Rightly or wrongly, your credit history is becoming an increasingly important factor in your life. It’s not just about applying for credit anymore; now even your car insurance company may be looking at your credit report when underwriting your application. The data shows that people with good credit tend to be better drivers with fewer accidents than those with poor credit. Insurers have taken notice.
And so have employers. According to the Society for Human Resource Management, some 47 percent of employers do conduct a credit check on at least some job applicants, and 13 percent conduct a background check on all of them.
That’s going to make it tough on people who have been out of the work force for an extended period of time: Obviously, if you’re out of work, it makes it tough to keep paying your bills on time.
What jobs are most likely to ask for a credit check? Any job that involves you handling large amounts of cash, jobs that require you to oversee a budget, and jobs that require a security clearance. This includes law enforcement, some military jobs, jobs with defense contractors, and anything in the intelligence services, such as the CIA, DIA, etc. Some states, however, such as Illinois, restrict employers from using credit reports as a hiring criteria in some circumstances.
Few employers need or expect a credit score of 800 or more for a job. A 30-day late payment here and there isn’t going to hurt you.

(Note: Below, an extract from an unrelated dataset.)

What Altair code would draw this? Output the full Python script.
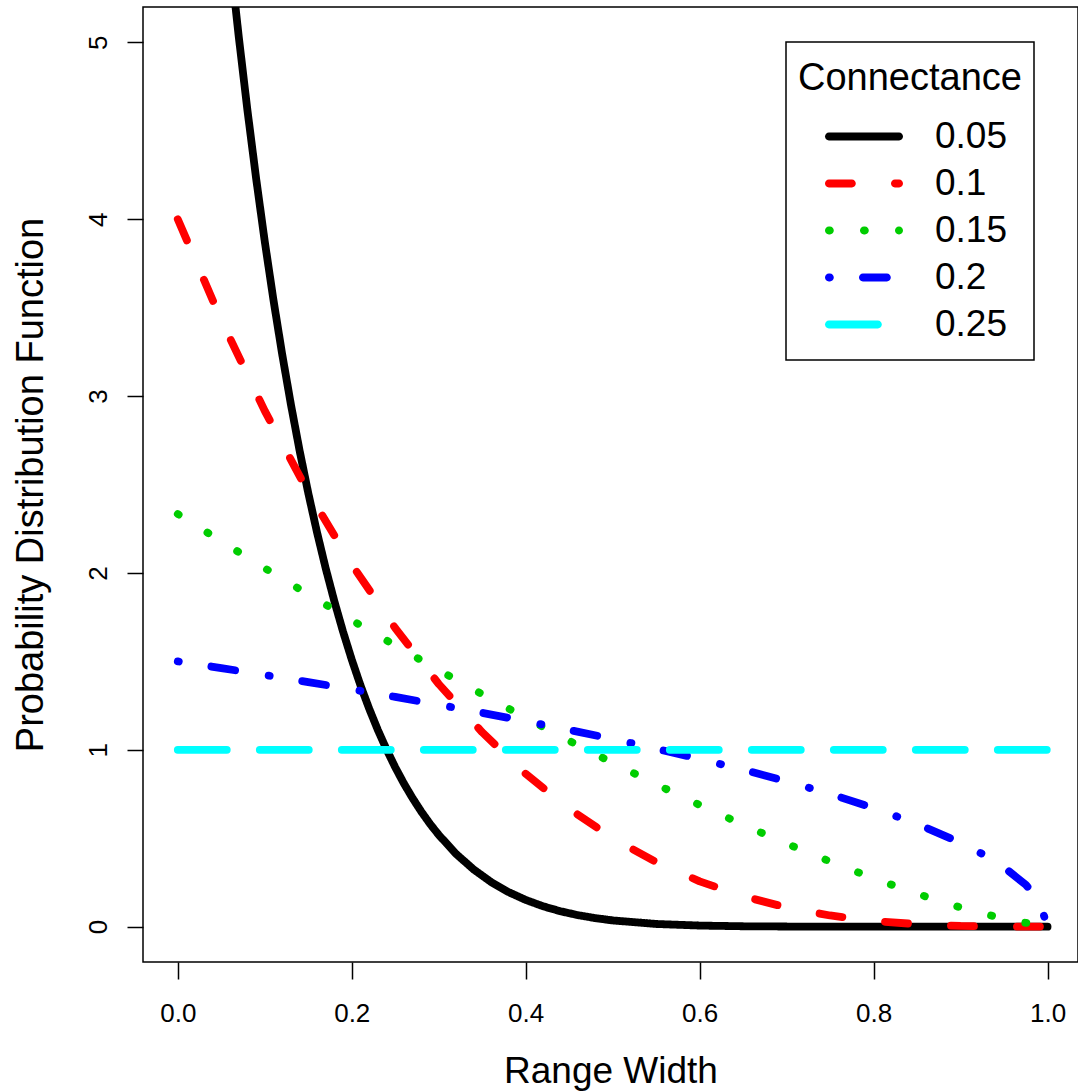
import altair as alt
import pandas as pd

# ---- data ----
series_labels = ["0.05", "0.1", "0.15", "0.2", "0.25"]
colors = ["#000000", "#FF0000", "#00CD00", "#0000FF", "#00FFFF"]
dashes = [[1, 0], [23, 43], [1, 34], [1, 33, 24, 34], [49, 33]]

x_black = [0.05, 0.06, 0.07, 0.08, 0.09, 0.10, 0.11, 0.12, 0.13, 0.14, 0.15,
           0.16, 0.17, 0.18, 0.19, 0.20, 0.21, 0.22, 0.23, 0.24, 0.25, 0.26,
           0.27, 0.28, 0.29, 0.30, 0.32, 0.34, 0.36, 0.38, 0.40, 0.42, 0.44,
           0.46, 0.48, 0.50, 0.55, 0.60, 0.65, 0.70, 0.75, 0.80, 0.90, 1.00]
y_black = [5.971, 5.486, 5.036, 4.619, 4.233, 3.874, 3.543, 3.237, 2.954, 2.693, 2.452,
           2.231, 2.027, 1.840, 1.668, 1.510, 1.365, 1.233, 1.112, 1.002, 0.901, 0.809,
           0.726, 0.650, 0.581, 0.519, 0.411, 0.324, 0.253, 0.196, 0.151, 0.115, 0.087,
           0.065, 0.048, 0.035, 0.015, 0.006, 0.002, 0.0006, 0.0001, 0.0, 0.0, 0.0]

x_std = [0.0, 0.05, 0.10, 0.15, 0.20, 0.25, 0.30, 0.35, 0.40, 0.45, 0.50,
         0.55, 0.60, 0.65, 0.70, 0.75, 0.80, 0.85, 0.90, 0.95, 1.00]
y_red = [4.0, 3.430, 2.916, 2.457, 2.048, 1.688, 1.372, 1.099, 0.864, 0.666, 0.500,
         0.365, 0.256, 0.172, 0.108, 0.063, 0.032, 0.014, 0.004, 0.0005, 0.0]
y_green = [2.333, 2.179, 2.027, 1.879, 1.733, 1.590, 1.450, 1.314, 1.181, 1.051, 0.926,
           0.805, 0.688, 0.576, 0.469, 0.368, 0.273, 0.186, 0.108, 0.043, 0.0]

x_blue = [0.0, 0.05, 0.10, 0.15, 0.20, 0.25, 0.30, 0.35, 0.40, 0.45, 0.50,
          0.55, 0.60, 0.65, 0.70, 0.75, 0.80, 0.85, 0.90, 0.925, 0.95, 0.975, 0.99, 1.00]
y_blue = [1.500, 1.462, 1.423, 1.383, 1.342, 1.299, 1.255, 1.209, 1.162, 1.112, 1.061,
          1.006, 0.949, 0.887, 0.822, 0.750, 0.671, 0.581, 0.474, 0.411, 0.335, 0.237, 0.150, 0.0]

x_cyan = [0.0, 1.0]
y_cyan = [1.0, 1.0]

x_ticks = [0.0, 0.2, 0.4, 0.6, 0.8, 1.0]
y_ticks = [0, 1, 2, 3, 4, 5]

rows = []
for lab, xs, ys in [("0.05", x_black, y_black), ("0.1", x_std, y_red),
                    ("0.15", x_std, y_green), ("0.2", x_blue, y_blue),
                    ("0.25", x_cyan, y_cyan)]:
    for xv, yv in zip(xs, ys):
        rows.append({"x": xv, "y": yv, "series": lab})
df = pd.DataFrame(rows)

FONT = "Liberation Sans"
LW = 7.8
SYM_LEN = 78.0  # legend sample length in px (incl. round caps)


def legend_path(pattern, length=SYM_LEN, thick=LW):
    """Legend sample as filled capsules that mimic a round-capped dashed stroke."""
    half = length / 2.0
    h = thick / 2.0
    start, end = h, length - h
    segs = []
    if sum(pattern[1::2]) == 0:
        segs.append((start, end))
    else:
        p = start
        i = 0
        while p <= end:
            d = pattern[i % len(pattern)]
            g = pattern[(i + 1) % len(pattern)]
            segs.append((p, min(p + d, end)))
            p += d + g
            i += 2
    hu = h / half
    out = []
    for a, b in segs:
        x1 = a / half - 1.0
        x2 = max(b / half - 1.0, x1)
        out.append(
            f"M{x1:.4f},{-hu:.4f}L{x2:.4f},{-hu:.4f}"
            f"A{hu:.4f},{hu:.4f} 0 0 1 {x2:.4f},{hu:.4f}"
            f"L{x1:.4f},{hu:.4f}"
            f"A{hu:.4f},{hu:.4f} 0 0 1 {x1:.4f},{-hu:.4f}Z"
        )
    return "".join(out)


legend_shapes = [legend_path(p) for p in dashes]

legend = alt.Legend(
    title="Connectance", orient="none", legendX=643, legendY=35,
    strokeColor="black", padding=12,
    titleFontSize=38, titleFontWeight="normal", titleFont=FONT, titleColor="black",
    titleAnchor="start", titleBaseline="line-top", titleLineHeight=50, titlePadding=21,
    titleLimit=500,
    symbolSize=SYM_LEN * SYM_LEN, symbolStrokeWidth=0, symbolOpacity=1,
    labelFontSize=37, labelFont=FONT, labelColor="black", labelLimit=300,
    labelOffset=32, symbolOffset=27, clipHeight=47, rowPadding=0,
)

x_enc = alt.X("x:Q", title="Range Width",
              scale=alt.Scale(domain=[-0.04, 1.035], nice=False, zero=False),
              axis=alt.Axis(values=x_ticks, format=".1f", tickSize=17, tickWidth=1.5,
                            labelFontSize=26, labelPadding=21, labelFlush=False,
                            labelOverlap=False, titleFontSize=37,
                            titleBaseline="alphabetic", titleY=120))
y_enc = alt.Y("y:Q", title="Probability Distribution Function",
              scale=alt.Scale(domain=[-0.2, 5.2], nice=False, zero=False),
              axis=alt.Axis(values=y_ticks, format="d", tickSize=16, tickWidth=1.5,
                            labelFontSize=26, labelAngle=-90, labelAlign="center",
                            labelBaseline="alphabetic", labelPadding=21,
                            labelFlush=False, labelOverlap=False,
                            titleFontSize=38, titleAngle=270, titleAlign="center",
                            titleBaseline="alphabetic", titleX=-101, titleY=477.5))

lines = alt.Chart(df).mark_line(
    clip=True, strokeWidth=LW, strokeCap="round", strokeJoin="round"
).encode(
    x=x_enc, y=y_enc,
    color=alt.Color("series:N", sort=series_labels,
                    scale=alt.Scale(domain=series_labels, range=colors), legend=None),
    strokeDash=alt.StrokeDash("series:N", sort=series_labels,
                              scale=alt.Scale(domain=series_labels, range=dashes), legend=None),
)

# legend-only layer: no rows survive the filter, the legend comes from the fixed domains
legend_layer = alt.Chart(df).transform_filter("datum.x > 100").mark_point(
    filled=True, opacity=1, size=SYM_LEN * SYM_LEN
).encode(
    x=alt.X("x:Q"), y=alt.Y("y:Q"),
    color=alt.Color("series:N", sort=series_labels,
                    scale=alt.Scale(domain=series_labels, range=colors), legend=legend),
    shape=alt.Shape("series:N", sort=series_labels,
                    scale=alt.Scale(domain=series_labels, range=legend_shapes), legend=legend),
)

chart = alt.layer(lines, legend_layer).resolve_scale(
    color="independent", shape="independent", strokeDash="independent"
).resolve_legend(
    color="independent", shape="independent", strokeDash="independent"
).properties(
    width=935, height=955,
    padding={"left": 143, "top": 7, "right": 0, "bottom": 129},
    autosize=alt.AutoSizeParams(type="none"),
    background="white",
).configure_view(
    stroke="black", strokeWidth=1.5
).configure_axis(
    domain=False, grid=False, tickColor="black", labelColor="black", titleColor="black",
    labelFont=FONT, titleFont=FONT, titleFontWeight="normal"
).configure_legend(
    strokeWidth=1.5
)

chart.save("out.html", embed_options={"renderer": "svg", "actions": False})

But there are some credit issues you definitely want to avoid:
Maxed credit. If your credit report shows you running all your credit cards flat-out, and you are maximizing all your lines of credit, this shows employers you are having trouble living within a budget. The key metric is your credit utilization ratio. 100 percent is bad. Try to keep that ratio below about 25 percent, to qualify for the best loans.
Liens. If you have a lien against you, it shows that for whatever reason, you didn’t pay an obligation, and you let things get so bad that the creditor had to go to court against you. To avoid them, stay in close touch with your creditors, and pay them what you can, even if it’s less than the full amount owed. Few creditors will file a lien if you are at least paying them something reasonable.
Foreclosures. These aren’t pretty, but they don’t represent the same black mark on your credit report that they used to – simply because so many of us know good people who have gotten over their heads with a house. Nevertheless, it’s still a ding against you, and you may want to be prepared to answer questions about the foreclosure during the interview or clearance adjudication process.
Bankruptcy. These are still something to be pursued as a last resort. A recent bankruptcy can make it difficult to get or keep a job requiring a top secret clearance, for example, or certain jobs in the financial services industry.
What’s more, while most negative credit information stays on your credit report for only seven years, bankruptcies can remain on your report for as long as 10 years. Worse than that, when you apply for many jobs, they don’t ask “have you declared bankruptcy in the last 10 years.” They ask, “have you ever declared bankruptcy?
Old bankruptcies aren’t a deal killer. But a lack of bankruptcies can serve as a tiebreaker between you and an equally qualified candidate.
So what can you do?
Well, just like you try to iron your shirt and straighten your tie before you go to an interview, you should pay attention to dressing up your credit report, too, prior to hitting the job trail.
Pull a report on yourself. While employers have to pay money to pull a credit report on you, federal law entitles you to a free credit report on yourself from each of the three major credit bureaus: Experian, TSR, and Equifax.
Go over your credit report and find anything inaccurate. A significant number of credit reports do contain significant errors, thanks to everything from sloppy clerks to identity theft. Notify the credit bureau about each inaccurate entry in writing. By law, they have 30 days to correct the information, or confirm that it is accurate.
For more information on disputing an item in your credit report, including a sample dispute letter you can send, visit this site from the Federal Trade Commission.
Pay up anything delinquent. If everything is current, you are in a much better position than if you have delinquencies on your report.
Settle. If you are underwater, but you have a lump sum of cash to work with, consider making a settlement offer with your creditor. Many times they will take a smaller lump sum and agree to mark the account “settled in full” on your credit report rather than try to continue to collect on you. “Settled in full” doesn’t look as good as “paid in full,” on your report. But it’s a lot better than a delinquency or default status.
What not to do.
Don’t run out and close accounts thinking you will lower your credit score. According to the Fair, Isaac Corporation, all this does is drive up your credit utilization ratio – and lower your overall credit score.
Also, if you must close an account, close the newest ones first. The length of your credit history is one of the factors that goes into calculating your credit score. The longer the relationships you have, the more weight they have in your report. Nurture your longstanding credit relationships.